### Given information ###
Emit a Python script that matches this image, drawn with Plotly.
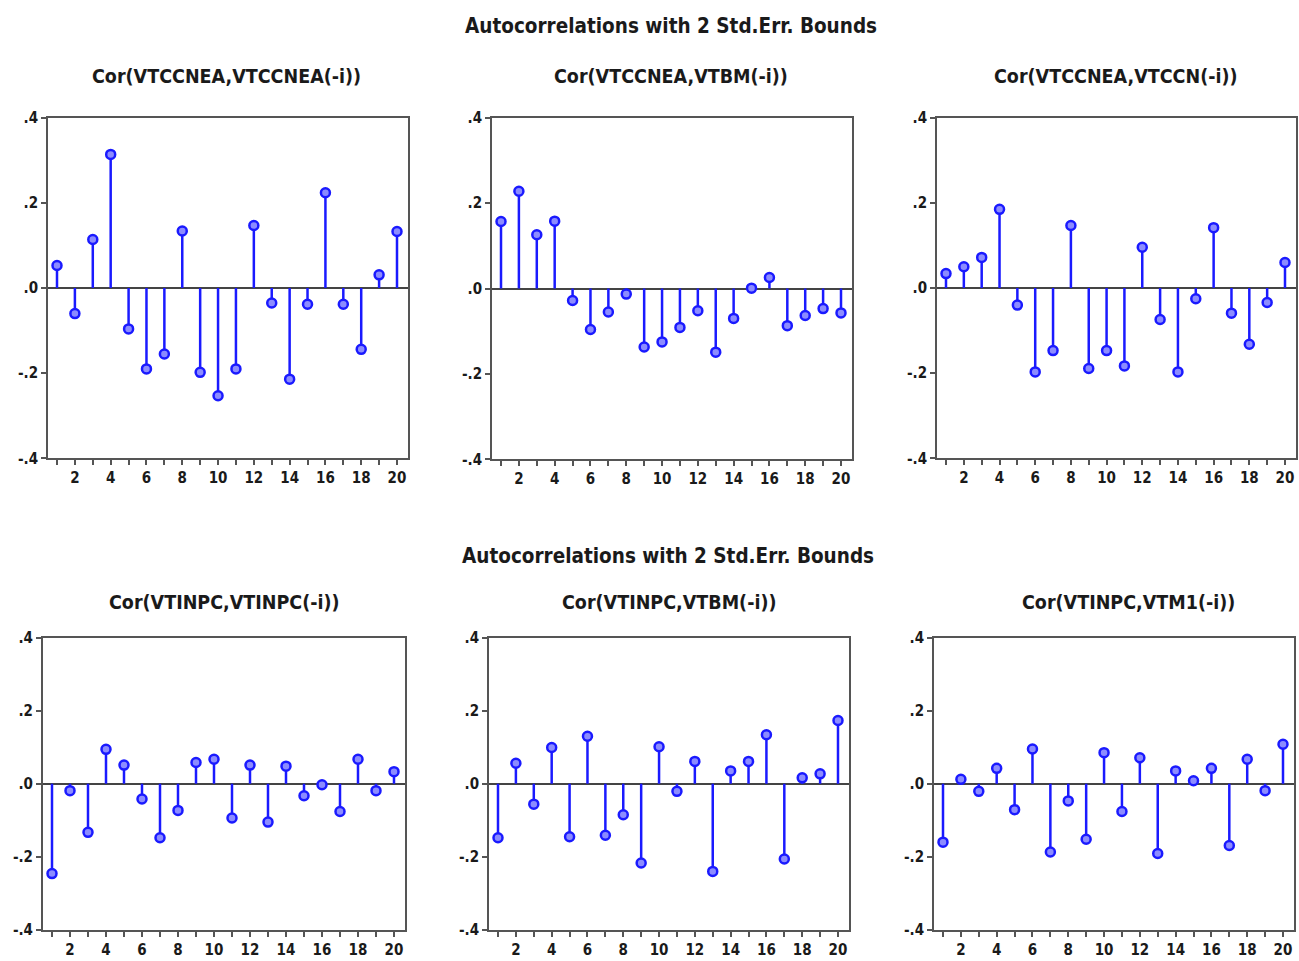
import plotly.graph_objects as go

lags = list(range(1, 21))

main_title = "Autocorrelations with 2 Std.Err. Bounds"
titles = [
    "Cor(VTCCNEA,VTCCNEA(-i))",
    "Cor(VTCCNEA,VTBM(-i))",
    "Cor(VTCCNEA,VTCCN(-i))",
    "Cor(VTINPC,VTINPC(-i))",
    "Cor(VTINPC,VTBM(-i))",
    "Cor(VTINPC,VTM1(-i))",
]

vtccnea_vtccnea = [0.053, -0.060, 0.114, 0.314, -0.096, -0.190, -0.155, 0.134, -0.198, -0.253,
                   -0.190, 0.147, -0.035, -0.214, -0.038, 0.224, -0.038, -0.144, 0.031, 0.133]
vtccnea_vtbm = [0.157, 0.228, 0.126, 0.158, -0.028, -0.096, -0.055, -0.013, -0.137, -0.125,
                -0.091, -0.052, -0.149, -0.070, 0.001, 0.026, -0.087, -0.063, -0.047, -0.057]
vtccnea_vtccn = [0.034, 0.050, 0.072, 0.185, -0.040, -0.197, -0.147, 0.147, -0.189, -0.147,
                 -0.183, 0.096, -0.074, -0.197, -0.025, 0.142, -0.059, -0.132, -0.034, 0.060]
vtinpc_vtinpc = [-0.246, -0.019, -0.133, 0.094, 0.051, -0.042, -0.148, -0.073, 0.058, 0.067,
                 -0.094, 0.051, -0.105, 0.048, -0.033, -0.003, -0.076, 0.067, -0.019, 0.033]
vtinpc_vtbm = [-0.148, 0.056, -0.056, 0.099, -0.145, 0.130, -0.141, -0.085, -0.217, 0.101,
               -0.021, 0.061, -0.240, 0.035, 0.061, 0.134, -0.206, 0.016, 0.027, 0.173]
vtinpc_vtm1 = [-0.160, 0.012, -0.021, 0.042, -0.071, 0.095, -0.187, -0.047, -0.152, 0.085,
               -0.076, 0.071, -0.191, 0.035, 0.008, 0.042, -0.169, 0.067, -0.019, 0.108]

series = [vtccnea_vtccnea, vtccnea_vtbm, vtccnea_vtccn, vtinpc_vtinpc, vtinpc_vtbm, vtinpc_vtm1]

y_tickvals = [-0.4, -0.2, 0.0, 0.2, 0.4]
y_ticktext = ["-.4", "-.2", ".0", ".2", ".4"]
x_ticktext = [str(l) if l % 2 == 0 else "" for l in lags]

W, H = 1299, 961
# vertical correction measured from the rendered picture: screen_y = AY * page_y + BY
AY, BY = 0.98, 8.3

# layout in screen pixels: (lag1 px, lag20 px, top px, bottom px)
panels_px = [
    (57, 397, 117, 457),
    (501, 841, 117, 458),
    (946, 1285, 117, 457),
    (52, 394, 636, 928),
    (498, 838, 636, 928),
    (943, 1283, 636, 928),
]
subtitle_px = [(226, 76), (671, 76), (1115, 76), (224, 601), (669, 601), (1128, 601)]
main_title_px = [(671, 25), (668, 555)]


def fx(sx):
    return sx / W


def fy(sy):
    return 1 - ((sy - BY) / AY) / H


FONT = "DejaVu Sans Condensed, Liberation Sans Narrow, Arial Narrow, Liberation Sans, Arial, sans-serif"
BLUE = "#1a1aff"
FRAME = "#555555"
TXT = "#1a1a1a"

fig = go.Figure()
layout = dict(
    width=W, height=H, autosize=False,
    margin=dict(l=0, r=0, t=0, b=0),
    paper_bgcolor="white", plot_bgcolor="white",
    showlegend=False,
    font=dict(family=FONT, color=TXT),
)
annotations = []

for i, (vals, (p1, p20, top, bot)) in enumerate(zip(series, panels_px)):
    n = i + 1
    s = (p20 - p1) / 19.0
    left = p1 - 0.5 * s
    right = min(p20 + 0.6 * s, W - 1)
    xr = [1 + (left - p1) / s, 1 + (right - p1) / s]
    xa = "x" if n == 1 else f"x{n}"
    ya = "y" if n == 1 else f"y{n}"
    sx = []
    sy = []
    for l, v in zip(lags, vals):
        sx += [l, l, None]
        sy += [0, v, None]
    fig.add_trace(go.Scatter(x=sx, y=sy, mode="lines", line=dict(color=BLUE, width=2.5),
                             xaxis=xa, yaxis=ya, hoverinfo="skip"))
    fig.add_trace(go.Scatter(x=lags, y=vals, mode="markers",
                             marker=dict(symbol="circle", size=9, color="#8c8cff",
                                         line=dict(color=BLUE, width=2.5)),
                             xaxis=xa, yaxis=ya))
    layout[f"xaxis{'' if n == 1 else n}"] = dict(
        domain=[left / W, right / W], anchor=ya, range=xr,
        tickvals=lags, ticktext=x_ticktext, ticks="outside", ticklen=5, tickwidth=1.5,
        tickcolor=FRAME, showline=True, mirror=True, linecolor=FRAME, linewidth=2,
        showgrid=False, zeroline=False, ticklabeloverflow="allow",
        tickfont=dict(family=FONT, size=15, color=TXT, weight="bold"),
    )
    layout[f"yaxis{'' if n == 1 else n}"] = dict(
        domain=[fy(bot), fy(top)], anchor=xa, range=[-0.4, 0.4],
        tickvals=y_tickvals, ticktext=y_ticktext, ticks="outside", ticklen=5, tickwidth=1.5,
        tickcolor=FRAME, showline=True, mirror=True, linecolor=FRAME, linewidth=2,
        showgrid=False, zeroline=True, zerolinecolor="#444444", zerolinewidth=2,
        tickfont=dict(family=FONT, size=15, color=TXT, weight="bold"),
    )
    cx, cy = subtitle_px[i]
    annotations.append(dict(text=titles[i], x=fx(cx), y=fy(cy), xref="paper", yref="paper",
                            xanchor="center", yanchor="middle", showarrow=False,
                            font=dict(family=FONT, size=19.5, color=TXT, weight="bold")))

for cx, cy in main_title_px:
    annotations.append(dict(text=main_title, x=fx(cx), y=fy(cy), xref="paper", yref="paper",
                            xanchor="center", yanchor="middle", showarrow=False,
                            font=dict(family=FONT, size=20.5, color=TXT, weight="bold")))

layout["annotations"] = annotations
fig.update_layout(**layout)

page_fix = (
    "document.documentElement.style.margin='0';"
    "document.body.style.margin='0';"
    "document.body.style.overflow='hidden';"
    "var gd=document.getElementById('{plot_id}');"
    "gd.style.position='fixed';gd.style.left='0px';gd.style.top='0px';"
)
fig.write_html("out.html", post_script=page_fix, config={"displayModeBar": False})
###
- [Your objective]: Transcribe exactly, with no pictures, the lines running from the first line of the material through the line holding "lags = list(range(1, 21))".

- [Result for this task]:
Emit a Python script that matches this image, drawn with Plotly.
import plotly.graph_objects as go

lags = list(range(1, 21))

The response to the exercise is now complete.